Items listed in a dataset
───

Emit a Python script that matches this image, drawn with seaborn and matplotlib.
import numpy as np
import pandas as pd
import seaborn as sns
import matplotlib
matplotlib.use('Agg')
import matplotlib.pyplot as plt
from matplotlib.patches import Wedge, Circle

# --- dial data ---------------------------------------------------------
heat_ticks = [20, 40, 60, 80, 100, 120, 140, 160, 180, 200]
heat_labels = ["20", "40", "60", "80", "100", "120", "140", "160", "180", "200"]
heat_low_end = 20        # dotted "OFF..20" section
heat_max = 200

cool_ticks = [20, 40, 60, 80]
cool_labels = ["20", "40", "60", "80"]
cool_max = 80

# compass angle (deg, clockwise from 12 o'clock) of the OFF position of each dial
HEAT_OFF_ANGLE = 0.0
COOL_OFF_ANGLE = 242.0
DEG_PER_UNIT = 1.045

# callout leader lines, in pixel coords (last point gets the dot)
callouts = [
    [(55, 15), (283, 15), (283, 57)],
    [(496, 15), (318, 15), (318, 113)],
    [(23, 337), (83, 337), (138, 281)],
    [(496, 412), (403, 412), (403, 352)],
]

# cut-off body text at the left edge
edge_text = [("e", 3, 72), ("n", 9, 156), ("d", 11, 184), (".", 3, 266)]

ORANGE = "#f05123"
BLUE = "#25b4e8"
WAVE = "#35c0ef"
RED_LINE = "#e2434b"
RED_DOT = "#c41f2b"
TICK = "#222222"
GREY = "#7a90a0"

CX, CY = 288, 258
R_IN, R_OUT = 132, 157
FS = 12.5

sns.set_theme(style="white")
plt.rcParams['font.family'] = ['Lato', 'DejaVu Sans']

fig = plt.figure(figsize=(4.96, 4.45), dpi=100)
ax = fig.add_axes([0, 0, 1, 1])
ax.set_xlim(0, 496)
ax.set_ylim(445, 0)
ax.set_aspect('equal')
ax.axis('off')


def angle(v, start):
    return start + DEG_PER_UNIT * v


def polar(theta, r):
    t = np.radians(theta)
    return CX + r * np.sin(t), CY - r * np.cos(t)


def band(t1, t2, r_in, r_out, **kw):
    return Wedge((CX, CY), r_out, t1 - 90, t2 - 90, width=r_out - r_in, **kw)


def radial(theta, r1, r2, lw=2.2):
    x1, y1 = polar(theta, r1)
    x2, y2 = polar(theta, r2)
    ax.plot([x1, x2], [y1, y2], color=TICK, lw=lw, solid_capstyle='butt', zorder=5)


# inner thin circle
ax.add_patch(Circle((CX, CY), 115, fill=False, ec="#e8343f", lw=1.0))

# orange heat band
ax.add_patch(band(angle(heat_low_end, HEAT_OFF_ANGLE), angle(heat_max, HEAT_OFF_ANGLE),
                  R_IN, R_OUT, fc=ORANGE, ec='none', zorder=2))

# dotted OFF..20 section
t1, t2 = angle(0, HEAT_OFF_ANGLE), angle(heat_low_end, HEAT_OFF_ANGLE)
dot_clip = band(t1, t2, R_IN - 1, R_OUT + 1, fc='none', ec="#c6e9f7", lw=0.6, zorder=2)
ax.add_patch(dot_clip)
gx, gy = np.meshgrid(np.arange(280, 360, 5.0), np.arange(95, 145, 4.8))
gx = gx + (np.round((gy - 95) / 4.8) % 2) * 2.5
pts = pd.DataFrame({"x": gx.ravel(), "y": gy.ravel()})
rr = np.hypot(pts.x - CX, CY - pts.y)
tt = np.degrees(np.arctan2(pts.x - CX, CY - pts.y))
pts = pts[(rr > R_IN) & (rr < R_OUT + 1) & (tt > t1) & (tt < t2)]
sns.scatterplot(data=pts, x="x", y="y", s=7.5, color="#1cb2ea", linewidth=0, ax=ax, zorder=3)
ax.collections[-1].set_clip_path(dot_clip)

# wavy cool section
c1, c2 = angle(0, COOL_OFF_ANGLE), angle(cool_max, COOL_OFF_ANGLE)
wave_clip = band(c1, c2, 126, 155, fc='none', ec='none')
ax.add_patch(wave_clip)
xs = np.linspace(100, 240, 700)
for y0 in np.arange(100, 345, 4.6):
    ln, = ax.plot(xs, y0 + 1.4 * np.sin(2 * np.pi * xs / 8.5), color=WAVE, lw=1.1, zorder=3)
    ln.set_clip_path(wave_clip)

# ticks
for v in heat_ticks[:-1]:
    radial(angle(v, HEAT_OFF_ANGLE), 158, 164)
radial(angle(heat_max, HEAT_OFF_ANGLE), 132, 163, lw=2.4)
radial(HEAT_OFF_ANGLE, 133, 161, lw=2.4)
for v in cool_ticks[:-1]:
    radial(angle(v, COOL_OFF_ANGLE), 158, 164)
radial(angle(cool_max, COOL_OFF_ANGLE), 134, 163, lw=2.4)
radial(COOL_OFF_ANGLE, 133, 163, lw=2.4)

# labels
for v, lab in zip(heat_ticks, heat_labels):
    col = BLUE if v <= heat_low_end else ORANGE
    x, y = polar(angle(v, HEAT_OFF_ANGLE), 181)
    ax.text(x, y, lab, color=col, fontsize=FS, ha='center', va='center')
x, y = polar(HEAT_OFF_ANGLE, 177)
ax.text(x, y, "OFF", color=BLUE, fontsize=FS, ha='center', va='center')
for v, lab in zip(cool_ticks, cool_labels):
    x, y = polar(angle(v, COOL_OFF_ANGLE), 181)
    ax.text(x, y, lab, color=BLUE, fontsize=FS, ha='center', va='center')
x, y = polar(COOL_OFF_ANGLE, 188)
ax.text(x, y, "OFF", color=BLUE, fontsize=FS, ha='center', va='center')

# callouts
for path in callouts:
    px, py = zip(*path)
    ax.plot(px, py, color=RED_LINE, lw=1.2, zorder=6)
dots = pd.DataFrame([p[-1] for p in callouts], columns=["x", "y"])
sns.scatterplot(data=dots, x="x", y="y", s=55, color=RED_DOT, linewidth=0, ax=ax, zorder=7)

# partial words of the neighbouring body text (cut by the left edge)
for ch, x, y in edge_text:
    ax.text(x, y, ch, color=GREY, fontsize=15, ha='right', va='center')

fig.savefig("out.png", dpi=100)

───

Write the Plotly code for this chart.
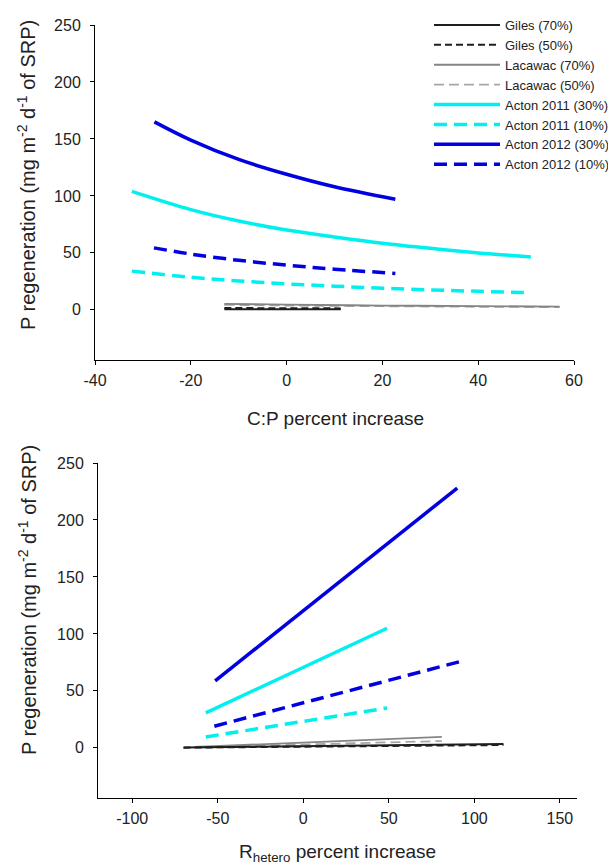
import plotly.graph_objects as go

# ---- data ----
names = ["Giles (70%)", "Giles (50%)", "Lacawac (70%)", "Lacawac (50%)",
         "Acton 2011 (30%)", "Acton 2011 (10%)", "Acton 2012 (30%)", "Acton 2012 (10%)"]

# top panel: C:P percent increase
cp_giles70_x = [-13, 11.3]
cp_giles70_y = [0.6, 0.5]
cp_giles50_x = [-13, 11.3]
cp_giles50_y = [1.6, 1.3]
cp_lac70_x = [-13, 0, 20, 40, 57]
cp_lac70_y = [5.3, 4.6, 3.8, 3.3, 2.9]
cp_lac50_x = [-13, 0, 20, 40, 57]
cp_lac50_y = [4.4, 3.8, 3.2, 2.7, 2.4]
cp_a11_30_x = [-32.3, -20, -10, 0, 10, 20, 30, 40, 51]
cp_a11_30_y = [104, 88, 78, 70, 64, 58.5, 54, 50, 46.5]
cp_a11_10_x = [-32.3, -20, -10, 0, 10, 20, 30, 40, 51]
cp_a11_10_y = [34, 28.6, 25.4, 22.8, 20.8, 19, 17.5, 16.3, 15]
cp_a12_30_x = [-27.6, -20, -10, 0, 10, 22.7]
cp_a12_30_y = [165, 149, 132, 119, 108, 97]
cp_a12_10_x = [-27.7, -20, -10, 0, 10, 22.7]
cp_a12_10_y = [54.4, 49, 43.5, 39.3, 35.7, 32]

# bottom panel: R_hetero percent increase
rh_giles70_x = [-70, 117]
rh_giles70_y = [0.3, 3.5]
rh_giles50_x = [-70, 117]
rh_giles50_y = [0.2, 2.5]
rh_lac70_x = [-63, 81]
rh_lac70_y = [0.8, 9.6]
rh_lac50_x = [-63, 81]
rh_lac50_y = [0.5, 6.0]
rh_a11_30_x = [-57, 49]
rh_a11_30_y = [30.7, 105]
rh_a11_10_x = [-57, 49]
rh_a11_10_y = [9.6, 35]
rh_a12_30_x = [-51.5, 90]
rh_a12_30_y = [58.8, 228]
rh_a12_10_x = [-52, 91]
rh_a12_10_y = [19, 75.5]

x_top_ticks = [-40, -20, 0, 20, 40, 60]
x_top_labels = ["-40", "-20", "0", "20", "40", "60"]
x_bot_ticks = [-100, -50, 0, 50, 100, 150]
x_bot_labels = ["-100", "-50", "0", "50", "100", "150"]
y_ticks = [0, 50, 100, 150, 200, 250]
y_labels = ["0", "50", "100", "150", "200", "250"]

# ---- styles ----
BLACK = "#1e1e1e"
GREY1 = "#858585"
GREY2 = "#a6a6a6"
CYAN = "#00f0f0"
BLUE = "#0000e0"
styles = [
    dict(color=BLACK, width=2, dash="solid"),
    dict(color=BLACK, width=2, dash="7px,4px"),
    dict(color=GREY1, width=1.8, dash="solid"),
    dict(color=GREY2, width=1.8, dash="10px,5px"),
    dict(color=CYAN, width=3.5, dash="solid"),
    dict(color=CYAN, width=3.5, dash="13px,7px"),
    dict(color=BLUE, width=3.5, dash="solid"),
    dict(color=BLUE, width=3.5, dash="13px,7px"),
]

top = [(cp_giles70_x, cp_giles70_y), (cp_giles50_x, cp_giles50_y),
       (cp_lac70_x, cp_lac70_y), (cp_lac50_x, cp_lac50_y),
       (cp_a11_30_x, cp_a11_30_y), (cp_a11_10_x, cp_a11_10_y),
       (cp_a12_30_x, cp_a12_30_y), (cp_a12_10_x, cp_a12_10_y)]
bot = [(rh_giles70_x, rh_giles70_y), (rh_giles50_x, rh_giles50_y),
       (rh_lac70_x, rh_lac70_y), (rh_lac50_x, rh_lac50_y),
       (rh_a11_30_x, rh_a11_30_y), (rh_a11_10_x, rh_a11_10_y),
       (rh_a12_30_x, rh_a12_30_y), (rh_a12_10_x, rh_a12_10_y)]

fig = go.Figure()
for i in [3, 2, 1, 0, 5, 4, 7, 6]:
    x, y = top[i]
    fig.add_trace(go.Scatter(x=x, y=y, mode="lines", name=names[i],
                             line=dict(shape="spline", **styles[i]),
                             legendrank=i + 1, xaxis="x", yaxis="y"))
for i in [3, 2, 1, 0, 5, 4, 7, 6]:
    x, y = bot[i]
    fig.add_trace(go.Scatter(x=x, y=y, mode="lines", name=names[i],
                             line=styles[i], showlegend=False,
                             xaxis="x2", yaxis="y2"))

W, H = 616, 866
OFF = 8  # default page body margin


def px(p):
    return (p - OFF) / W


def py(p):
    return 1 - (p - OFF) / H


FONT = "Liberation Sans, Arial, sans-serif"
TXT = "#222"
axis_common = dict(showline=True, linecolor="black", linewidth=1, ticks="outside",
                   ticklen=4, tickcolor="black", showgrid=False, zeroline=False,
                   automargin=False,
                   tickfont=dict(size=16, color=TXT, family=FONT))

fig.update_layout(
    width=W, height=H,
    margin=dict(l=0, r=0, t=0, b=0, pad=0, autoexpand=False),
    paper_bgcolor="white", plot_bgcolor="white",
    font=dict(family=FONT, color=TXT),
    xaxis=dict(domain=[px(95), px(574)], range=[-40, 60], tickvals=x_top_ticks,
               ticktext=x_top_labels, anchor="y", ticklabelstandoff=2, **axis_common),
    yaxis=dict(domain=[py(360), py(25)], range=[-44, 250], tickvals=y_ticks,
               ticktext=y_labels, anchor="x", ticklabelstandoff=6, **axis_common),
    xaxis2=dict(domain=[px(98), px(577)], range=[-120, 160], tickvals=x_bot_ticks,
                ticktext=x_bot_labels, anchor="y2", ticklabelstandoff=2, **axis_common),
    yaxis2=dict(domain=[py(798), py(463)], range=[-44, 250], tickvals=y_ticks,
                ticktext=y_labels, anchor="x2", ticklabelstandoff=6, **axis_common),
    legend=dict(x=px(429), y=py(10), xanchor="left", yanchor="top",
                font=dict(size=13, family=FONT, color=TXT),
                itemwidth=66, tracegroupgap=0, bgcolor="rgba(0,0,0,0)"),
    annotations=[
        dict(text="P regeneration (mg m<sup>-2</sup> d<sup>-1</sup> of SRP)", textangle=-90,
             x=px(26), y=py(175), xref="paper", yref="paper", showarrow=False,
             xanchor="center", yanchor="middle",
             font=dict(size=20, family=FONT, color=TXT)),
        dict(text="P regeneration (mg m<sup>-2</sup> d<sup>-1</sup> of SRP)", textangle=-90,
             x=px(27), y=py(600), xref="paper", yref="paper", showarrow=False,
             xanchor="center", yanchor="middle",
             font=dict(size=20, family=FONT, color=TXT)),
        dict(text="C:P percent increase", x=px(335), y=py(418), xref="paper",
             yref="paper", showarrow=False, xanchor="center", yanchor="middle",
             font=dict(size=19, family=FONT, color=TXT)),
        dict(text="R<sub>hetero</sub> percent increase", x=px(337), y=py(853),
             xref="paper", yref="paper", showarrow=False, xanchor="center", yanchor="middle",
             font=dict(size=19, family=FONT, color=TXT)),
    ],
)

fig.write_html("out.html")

───

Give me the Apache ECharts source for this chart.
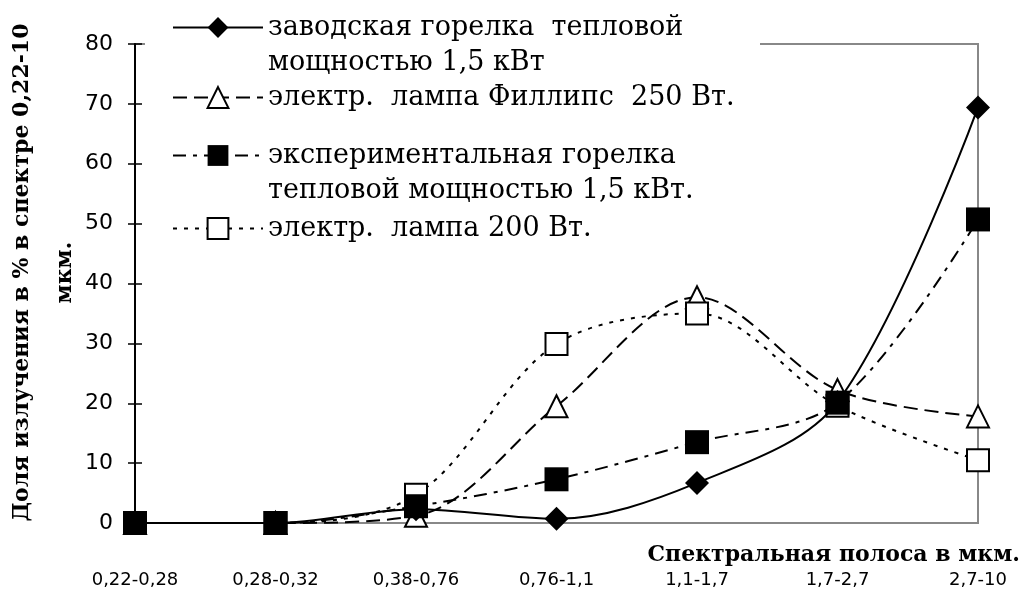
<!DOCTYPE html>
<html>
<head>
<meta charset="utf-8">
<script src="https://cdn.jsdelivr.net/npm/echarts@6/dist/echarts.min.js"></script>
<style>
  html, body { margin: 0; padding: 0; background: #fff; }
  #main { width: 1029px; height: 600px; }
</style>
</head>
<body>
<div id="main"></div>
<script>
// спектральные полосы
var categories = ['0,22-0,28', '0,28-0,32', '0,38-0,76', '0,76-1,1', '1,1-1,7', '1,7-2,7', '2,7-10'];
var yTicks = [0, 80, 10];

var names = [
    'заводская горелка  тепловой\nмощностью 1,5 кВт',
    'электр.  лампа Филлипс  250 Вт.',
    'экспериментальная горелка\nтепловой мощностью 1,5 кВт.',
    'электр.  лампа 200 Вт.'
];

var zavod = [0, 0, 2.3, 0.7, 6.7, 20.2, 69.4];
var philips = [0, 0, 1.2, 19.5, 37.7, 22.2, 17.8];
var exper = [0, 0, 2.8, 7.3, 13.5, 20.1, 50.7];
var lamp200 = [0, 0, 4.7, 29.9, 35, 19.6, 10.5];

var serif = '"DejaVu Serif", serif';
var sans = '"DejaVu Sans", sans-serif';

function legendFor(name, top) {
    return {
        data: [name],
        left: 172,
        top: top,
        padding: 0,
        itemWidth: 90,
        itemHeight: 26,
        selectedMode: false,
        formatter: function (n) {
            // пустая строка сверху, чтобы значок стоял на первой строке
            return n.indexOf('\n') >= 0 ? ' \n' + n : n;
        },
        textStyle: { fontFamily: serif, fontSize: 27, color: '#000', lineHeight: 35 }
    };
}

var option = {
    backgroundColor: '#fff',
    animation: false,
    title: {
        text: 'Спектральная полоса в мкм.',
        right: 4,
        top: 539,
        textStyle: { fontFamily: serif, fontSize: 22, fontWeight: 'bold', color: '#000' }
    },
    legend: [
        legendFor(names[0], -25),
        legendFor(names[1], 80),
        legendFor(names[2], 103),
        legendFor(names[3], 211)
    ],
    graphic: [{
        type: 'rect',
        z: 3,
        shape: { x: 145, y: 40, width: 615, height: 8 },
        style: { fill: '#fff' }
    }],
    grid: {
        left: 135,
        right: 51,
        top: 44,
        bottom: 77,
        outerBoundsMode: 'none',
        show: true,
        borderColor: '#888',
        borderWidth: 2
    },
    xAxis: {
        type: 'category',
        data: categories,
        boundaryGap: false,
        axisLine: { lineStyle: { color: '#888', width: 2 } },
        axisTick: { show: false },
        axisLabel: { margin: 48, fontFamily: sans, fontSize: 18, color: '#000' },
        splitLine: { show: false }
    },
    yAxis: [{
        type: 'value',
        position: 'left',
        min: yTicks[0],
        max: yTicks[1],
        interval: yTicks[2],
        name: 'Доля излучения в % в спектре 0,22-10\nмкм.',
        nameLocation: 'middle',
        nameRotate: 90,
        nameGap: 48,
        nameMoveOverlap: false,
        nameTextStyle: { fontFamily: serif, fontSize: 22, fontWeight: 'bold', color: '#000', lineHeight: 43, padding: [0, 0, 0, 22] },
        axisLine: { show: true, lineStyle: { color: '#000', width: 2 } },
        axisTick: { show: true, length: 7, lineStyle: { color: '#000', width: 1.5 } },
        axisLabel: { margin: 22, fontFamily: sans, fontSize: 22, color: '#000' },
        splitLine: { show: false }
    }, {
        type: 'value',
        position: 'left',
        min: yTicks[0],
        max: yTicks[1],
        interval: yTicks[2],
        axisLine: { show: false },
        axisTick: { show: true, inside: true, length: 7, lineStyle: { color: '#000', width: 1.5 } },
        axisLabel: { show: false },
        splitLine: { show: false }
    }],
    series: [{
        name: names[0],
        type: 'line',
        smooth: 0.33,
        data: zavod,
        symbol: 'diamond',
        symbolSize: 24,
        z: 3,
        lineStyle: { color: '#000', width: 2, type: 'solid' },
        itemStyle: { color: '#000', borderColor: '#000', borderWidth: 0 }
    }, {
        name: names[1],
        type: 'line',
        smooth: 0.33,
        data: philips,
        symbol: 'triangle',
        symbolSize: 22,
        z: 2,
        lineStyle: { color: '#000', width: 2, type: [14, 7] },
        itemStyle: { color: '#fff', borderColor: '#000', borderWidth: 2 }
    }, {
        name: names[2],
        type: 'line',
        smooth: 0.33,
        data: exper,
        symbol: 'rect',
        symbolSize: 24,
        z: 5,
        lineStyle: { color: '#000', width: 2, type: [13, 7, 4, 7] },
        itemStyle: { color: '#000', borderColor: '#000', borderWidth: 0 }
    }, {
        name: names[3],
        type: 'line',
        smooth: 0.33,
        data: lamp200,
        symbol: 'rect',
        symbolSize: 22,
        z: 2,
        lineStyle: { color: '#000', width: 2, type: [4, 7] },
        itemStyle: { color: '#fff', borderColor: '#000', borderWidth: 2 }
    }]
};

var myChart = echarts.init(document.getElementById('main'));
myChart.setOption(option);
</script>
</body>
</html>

───

Problem details:
For the records above, state how many lines include the string "script", giving the number and nothing else.

Task response:
4